Given problem: Using the entries that follow, collect the lines where the word "this" appears.

Raw records:
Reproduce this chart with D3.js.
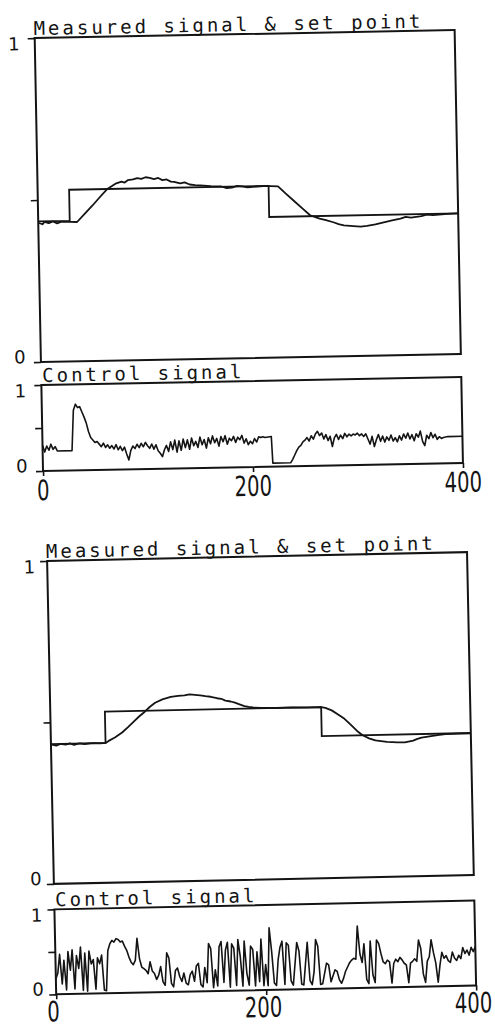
<!DOCTYPE html>
<html><head><meta charset="utf-8">
<script src="https://cdn.jsdelivr.net/npm/d3@7"></script>
<style>body{margin:0;background:#fff}svg{display:block}</style>
</head><body><svg id="c" width="495" height="1027"></svg>
<script>
// ---------- data ----------
const xTicks = [0, 200, 400];
const xTickLabels = ["0", "200", "400"];
const yTicks = [0, 0.5, 1];
const yTickLabels = ["0", "", "1"];
const titleMeasured = "Measured signal & set point";
const titleControl = "Control signal";

const setpoint1 = [[0,0.434],[30,0.434],[30,0.53],[220,0.53],[220,0.434],[400,0.434]];
const measured1 = [[0,0.43],[4,0.425],[6,0.432],[10,0.428],[14,0.433],[18,0.427],[22,0.432],[30,0.431],[37,0.43],[45,0.457],[52,0.48],[59,0.505],[66,0.529],[75,0.547],[80,0.552],[83,0.549],[86,0.556],[91,0.558],[95,0.562],[99,0.559],[103,0.564],[107,0.562],[111,0.558],[115,0.561],[119,0.554],[123,0.556],[127,0.549],[130,0.548],[136,0.543],[140,0.546],[145,0.539],[150,0.537],[155,0.536],[165,0.533],[175,0.531],[180,0.526],[185,0.527],[190,0.532],[195,0.530],[200,0.527],[205,0.528],[215,0.530],[222,0.529],[229,0.528],[236,0.506],[244,0.482],[252,0.458],[259,0.437],[264,0.431],[268,0.426],[274,0.421],[281,0.414],[286,0.408],[291,0.404],[300,0.401],[307,0.399],[313,0.401],[321,0.405],[329,0.411],[337,0.416],[345,0.421],[350,0.426],[355,0.424],[365,0.428],[370,0.432],[376,0.43],[390,0.433],[400,0.434]];
const control1 = [[0,.30],[2,.22],[4,.29],[6,.24],[8,.31],[10,.25],[12,.28],[14,.23],[28,.23],[30,.70],[32,.77],[34,.73],[36,.74],[38,.68],[40,.62],[42,.55],[44,.45],[46,.38],[48,.35],[50,.32],[52,.33],[54,.30],[56,.27],[58,.31],[60,.26],[62,.29],[64,.25],[66,.28],[68,.24],[70,.29],[72,.23],[74,.27],[76,.22],[78,.26],[80,.18],[82,.11],[84,.22],[86,.27],[88,.24],[90,.29],[92,.25],[94,.30],[96,.26],[98,.31],[100,.27],[102,.24],[104,.29],[106,.23],[108,.28],[110,.21],[112,.18],[114,.14],[116,.22],[118,.27],[120,.20],[122,.31],[124,.22],[126,.33],[128,.19],[130,.32],[132,.21],[134,.34],[136,.24],[138,.33],[140,.22],[142,.35],[144,.26],[146,.31],[148,.24],[150,.36],[152,.27],[154,.33],[156,.23],[158,.35],[160,.28],[162,.37],[164,.29],[166,.34],[168,.25],[170,.36],[172,.30],[174,.37],[176,.27],[178,.34],[180,.31],[182,.36],[184,.29],[186,.35],[188,.32],[190,.37],[192,.28],[194,.33],[196,.26],[198,.30],[200,.27],[202,.33],[204,.29],[206,.35],[208,.34],[210,.35],[212,.34],[218,.35],[219,.04],[236,.04],[238,.08],[240,.13],[242,.18],[244,.22],[246,.24],[248,.28],[250,.30],[252,.33],[254,.29],[256,.35],[258,.31],[260,.37],[262,.40],[264,.35],[266,.38],[268,.31],[270,.36],[272,.29],[274,.34],[276,.22],[278,.32],[280,.36],[282,.30],[284,.35],[286,.31],[288,.37],[290,.33],[292,.36],[294,.34],[296,.36],[298,.35],[300,.37],[302,.34],[304,.36],[306,.33],[308,.36],[310,.30],[312,.24],[314,.33],[316,.21],[318,.29],[320,.35],[322,.27],[324,.33],[326,.26],[328,.32],[330,.28],[332,.34],[334,.27],[336,.31],[338,.26],[340,.33],[342,.28],[344,.35],[346,.30],[348,.36],[350,.29],[352,.34],[354,.27],[356,.35],[358,.31],[360,.38],[362,.26],[364,.21],[366,.33],[368,.29],[370,.36],[372,.30],[374,.34],[376,.28],[378,.31],[380,.29],[382,.30],[386,.31],[400,.31]];

const setpoint2 = [[0,0.433],[52,0.433],[52,0.53],[258,0.53],[258,0.44],[400,0.44]];
const measured2 = [[0,0.432],[5,0.428],[9,0.433],[14,0.43],[18,0.434],[22,0.429],[27,0.433],[32,0.431],[40,0.433],[47,0.432],[52,0.433],[55,0.439],[61,0.449],[68,0.464],[74,0.481],[80,0.499],[85,0.514],[90,0.527],[95,0.542],[100,0.554],[107,0.564],[115,0.571],[122,0.574],[128,0.575],[133,0.578],[138,0.576],[143,0.574],[148,0.571],[153,0.569],[159,0.564],[163,0.562],[167,0.556],[172,0.553],[176,0.549],[181,0.543],[185,0.538],[189,0.535],[193,0.533],[201,0.531],[215,0.530],[230,0.531],[245,0.529],[258,0.530],[262,0.527],[268,0.519],[274,0.506],[280,0.492],[286,0.473],[292,0.453],[297,0.44],[303,0.43],[309,0.423],[320,0.418],[330,0.416],[337,0.415],[345,0.42],[349,0.425],[353,0.429],[362,0.433],[370,0.436],[376,0.438],[388,0.439],[400,0.439]];
const control2 = [[0,.18],[2,.25],[4,.47],[6,.12],[8,.40],[10,.05],[12,.50],[14,.28],[16,.52],[18,.06],[20,.45],[22,.30],[24,.55],[26,.04],[28,.48],[30,.03],[32,.50],[34,.35],[36,.40],[38,.05],[40,.42],[42,.35],[44,.45],[46,.04],[48,.03],[50,.50],[52,.58],[54,.62],[56,.60],[58,.64],[60,.63],[62,.60],[64,.61],[66,.55],[68,.50],[70,.42],[72,.36],[74,.33],[76,.38],[78,.64],[80,.40],[82,.30],[84,.28],[86,.26],[88,.22],[90,.36],[92,.25],[94,.22],[96,.15],[98,.20],[100,.30],[102,.12],[104,.08],[106,.46],[108,.40],[110,.10],[112,.06],[114,.25],[116,.28],[118,.18],[120,.12],[122,.22],[124,.10],[126,.08],[128,.20],[130,.24],[132,.12],[134,.30],[136,.33],[138,.08],[140,.05],[142,.28],[144,.10],[146,.56],[148,.50],[150,.04],[152,.25],[154,.06],[156,.52],[158,.58],[160,.10],[162,.48],[164,.57],[166,.04],[168,.55],[170,.50],[172,.06],[174,.60],[176,.40],[178,.05],[180,.58],[182,.20],[184,.06],[186,.52],[188,.48],[190,.05],[192,.45],[194,.10],[196,.60],[198,.05],[200,.30],[202,.05],[204,.73],[206,.45],[208,.08],[210,.05],[212,.35],[214,.50],[216,.57],[218,.06],[220,.55],[222,.52],[224,.10],[226,.05],[228,.30],[230,.55],[232,.45],[234,.06],[236,.05],[238,.30],[240,.55],[242,.10],[244,.05],[246,.20],[248,.58],[250,.50],[252,.05],[254,.06],[256,.18],[258,.30],[260,.28],[262,.08],[264,.15],[266,.22],[268,.20],[270,.10],[272,.06],[274,.12],[276,.20],[278,.25],[280,.30],[282,.33],[284,.35],[286,.34],[288,.73],[290,.40],[292,.30],[294,.52],[296,.10],[298,.05],[300,.55],[302,.15],[304,.06],[306,.56],[308,.52],[310,.40],[312,.30],[314,.28],[316,.32],[318,.30],[320,.05],[322,.28],[324,.33],[326,.30],[328,.35],[330,.32],[332,.28],[334,.26],[336,.05],[338,.28],[340,.30],[342,.33],[344,.30],[346,.55],[348,.45],[350,.15],[352,.05],[354,.30],[356,.35],[358,.55],[360,.40],[362,.28],[364,.05],[366,.25],[368,.40],[370,.33],[372,.36],[374,.30],[376,.28],[378,.40],[380,.33],[382,.30],[384,.36],[386,.32],[388,.45],[390,.38],[392,.42],[394,.36],[396,.45],[398,.40],[400,.46]];

// ---------- layout ----------
const svg = d3.select("#c");
const ink = "#141414";
const charts = [
  {x0:39, x1:459, mTop:34, mBot:358, cTop:381, cBot:467, angle:-1.1, cx:250, cy:260, lab:-21, xl:0, xb:29,
   sp:setpoint1, me:measured1, ct:control1},
  {x0:52.8, x1:472.8, mTop:556.5, mBot:879.5, cTop:905, cBot:990, angle:-1.2, cx:262, cy:830, lab:-18, xl:-3, xb:27,
   sp:setpoint2, me:measured2, ct:control2}
];

charts.forEach(c => {
  const g = svg.append("g").attr("transform", `rotate(${c.angle},${c.cx},${c.cy})`);
  const x = d3.scaleLinear().domain([0, 400]).range([c.x0, c.x1]);
  const yM = d3.scaleLinear().domain([0, 1]).range([c.mBot, c.mTop]);
  const yC = d3.scaleLinear().domain([0, 1]).range([c.cBot, c.cTop]);

  [[yM, c.mTop, c.mBot], [yC, c.cTop, c.cBot]].forEach(([y, t, b]) => {
    g.append("rect").attr("x", c.x0).attr("y", t).attr("width", c.x1 - c.x0).attr("height", b - t)
      .attr("fill", "none").attr("stroke", ink).attr("stroke-width", 2);
    const ax = g.append("g").attr("transform", `translate(${c.x0},0)`)
      .call(d3.axisLeft(y).tickValues(yTicks).tickSize(7).tickFormat(""));
    ax.select(".domain").remove();
    ax.selectAll("line").attr("stroke", ink).attr("stroke-width", 1.6);
    yTicks.forEach((v, i) => {
      if (!yTickLabels[i]) return;
      g.append("text").attr("x", c.x0 + c.lab).attr("y", y(v) + (v === 1 ? 12 : 1))
        .attr("text-anchor", "middle").attr("font-family", "DejaVu Sans").attr("font-size", 18)
        .attr("fill", ink).text(yTickLabels[i]);
    });
  });

  const xa = g.append("g").attr("transform", `translate(0,${c.cBot})`)
    .call(d3.axisBottom(x).tickValues(xTicks).tickSize(5).tickFormat(""));
  xa.select(".domain").remove();
  xa.selectAll("line").attr("stroke", ink).attr("stroke-width", 1.6);
  xTicks.forEach((v, i) => {
    g.append("text").attr("transform", `translate(${x(v) + c.xl},${c.cBot + c.xb}) scale(0.7,1)`)
      .attr("text-anchor", "middle").attr("font-family", "DejaVu Sans").attr("font-size", 28)
      .attr("fill", ink).text(xTickLabels[i]);
  });

  const titleStyle = s => s.attr("font-family", "DejaVu Sans Mono").attr("font-size", 19)
    .attr("letter-spacing", 3.0).attr("fill", ink);
  g.append("text").attr("x", c.x0 - 1).attr("y", c.mTop - 3).call(titleStyle).text(titleMeasured);
  g.append("text").attr("x", c.x0 + 1).attr("y", c.cTop - 3).call(titleStyle).text(titleControl);

  const lineM = d3.line().x(d => x(d[0])).y(d => yM(d[1]));
  const lineC = d3.line().x(d => x(d[0])).y(d => yC(d[1]));
  g.append("path").attr("d", lineM(c.sp)).attr("fill", "none").attr("stroke", ink).attr("stroke-width", 1.8);
  g.append("path").attr("d", lineM(c.me)).attr("fill", "none").attr("stroke", ink).attr("stroke-width", 1.8)
    .attr("stroke-linejoin", "round");
  g.append("path").attr("d", lineC(c.ct)).attr("fill", "none").attr("stroke", ink).attr("stroke-width", 1.6)
    .attr("stroke-linejoin", "round");
});
</script>
</body></html>
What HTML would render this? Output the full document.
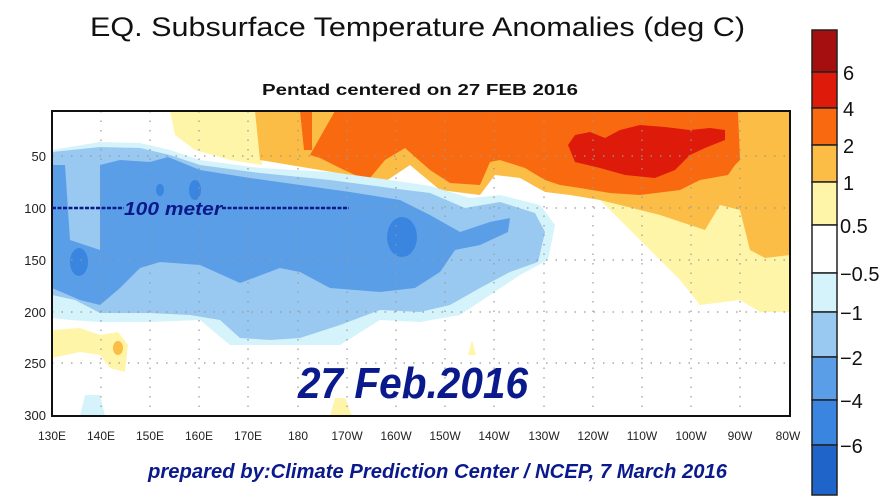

Answer:
Reproduce this chart with D3.js.
What HTML would render this? Output the full document.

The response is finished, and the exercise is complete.